The task: Give back exactly the lines from the beginning of the listing below to the line holding "var chart = echarts.init(document.getElementById('chart'))", both ends included; the pictures stay out.

==================================================

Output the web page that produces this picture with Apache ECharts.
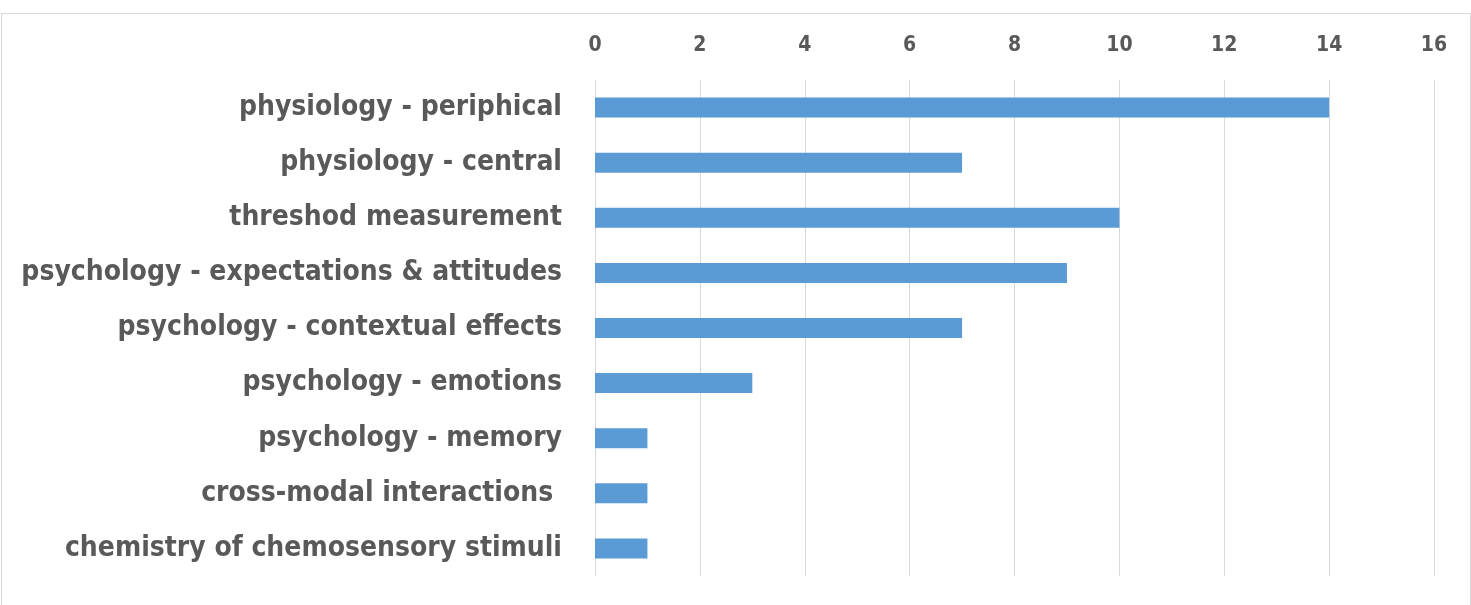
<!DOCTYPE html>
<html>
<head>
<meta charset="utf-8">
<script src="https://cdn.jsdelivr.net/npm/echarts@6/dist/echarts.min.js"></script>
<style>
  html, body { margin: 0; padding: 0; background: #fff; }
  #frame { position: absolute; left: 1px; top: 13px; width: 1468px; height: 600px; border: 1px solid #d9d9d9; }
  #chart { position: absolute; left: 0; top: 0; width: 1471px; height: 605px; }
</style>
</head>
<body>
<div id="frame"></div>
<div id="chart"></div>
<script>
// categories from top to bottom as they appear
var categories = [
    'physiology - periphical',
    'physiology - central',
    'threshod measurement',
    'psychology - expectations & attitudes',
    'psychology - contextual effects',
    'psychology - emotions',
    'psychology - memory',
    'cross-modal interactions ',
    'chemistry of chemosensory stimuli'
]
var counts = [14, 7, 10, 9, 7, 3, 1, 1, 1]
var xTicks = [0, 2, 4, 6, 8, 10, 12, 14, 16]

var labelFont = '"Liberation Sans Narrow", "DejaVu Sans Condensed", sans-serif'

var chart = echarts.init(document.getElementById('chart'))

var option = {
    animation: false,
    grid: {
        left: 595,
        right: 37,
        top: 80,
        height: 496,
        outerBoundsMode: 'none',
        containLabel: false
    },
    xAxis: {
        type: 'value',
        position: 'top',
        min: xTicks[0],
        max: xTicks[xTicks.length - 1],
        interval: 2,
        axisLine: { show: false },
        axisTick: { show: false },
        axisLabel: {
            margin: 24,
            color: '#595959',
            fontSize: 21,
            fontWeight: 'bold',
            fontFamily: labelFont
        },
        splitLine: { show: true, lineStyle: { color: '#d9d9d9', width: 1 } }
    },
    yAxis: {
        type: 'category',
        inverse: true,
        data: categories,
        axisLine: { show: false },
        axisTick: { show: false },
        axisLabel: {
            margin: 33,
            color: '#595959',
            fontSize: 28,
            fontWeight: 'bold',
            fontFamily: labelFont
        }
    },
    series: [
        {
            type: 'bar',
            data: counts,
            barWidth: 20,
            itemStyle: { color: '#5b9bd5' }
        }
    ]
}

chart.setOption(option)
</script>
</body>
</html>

==================================================

Result below:
Output the web page that produces this picture with Apache ECharts.
<!DOCTYPE html>
<html>
<head>
<meta charset="utf-8">
<script src="https://cdn.jsdelivr.net/npm/echarts@6/dist/echarts.min.js"></script>
<style>
  html, body { margin: 0; padding: 0; background: #fff; }
  #frame { position: absolute; left: 1px; top: 13px; width: 1468px; height: 600px; border: 1px solid #d9d9d9; }
  #chart { position: absolute; left: 0; top: 0; width: 1471px; height: 605px; }
</style>
</head>
<body>
<div id="frame"></div>
<div id="chart"></div>
<script>
// categories from top to bottom as they appear
var categories = [
    'physiology - periphical',
    'physiology - central',
    'threshod measurement',
    'psychology - expectations & attitudes',
    'psychology - contextual effects',
    'psychology - emotions',
    'psychology - memory',
    'cross-modal interactions ',
    'chemistry of chemosensory stimuli'
]
var counts = [14, 7, 10, 9, 7, 3, 1, 1, 1]
var xTicks = [0, 2, 4, 6, 8, 10, 12, 14, 16]

var labelFont = '"Liberation Sans Narrow", "DejaVu Sans Condensed", sans-serif'

var chart = echarts.init(document.getElementById('chart'))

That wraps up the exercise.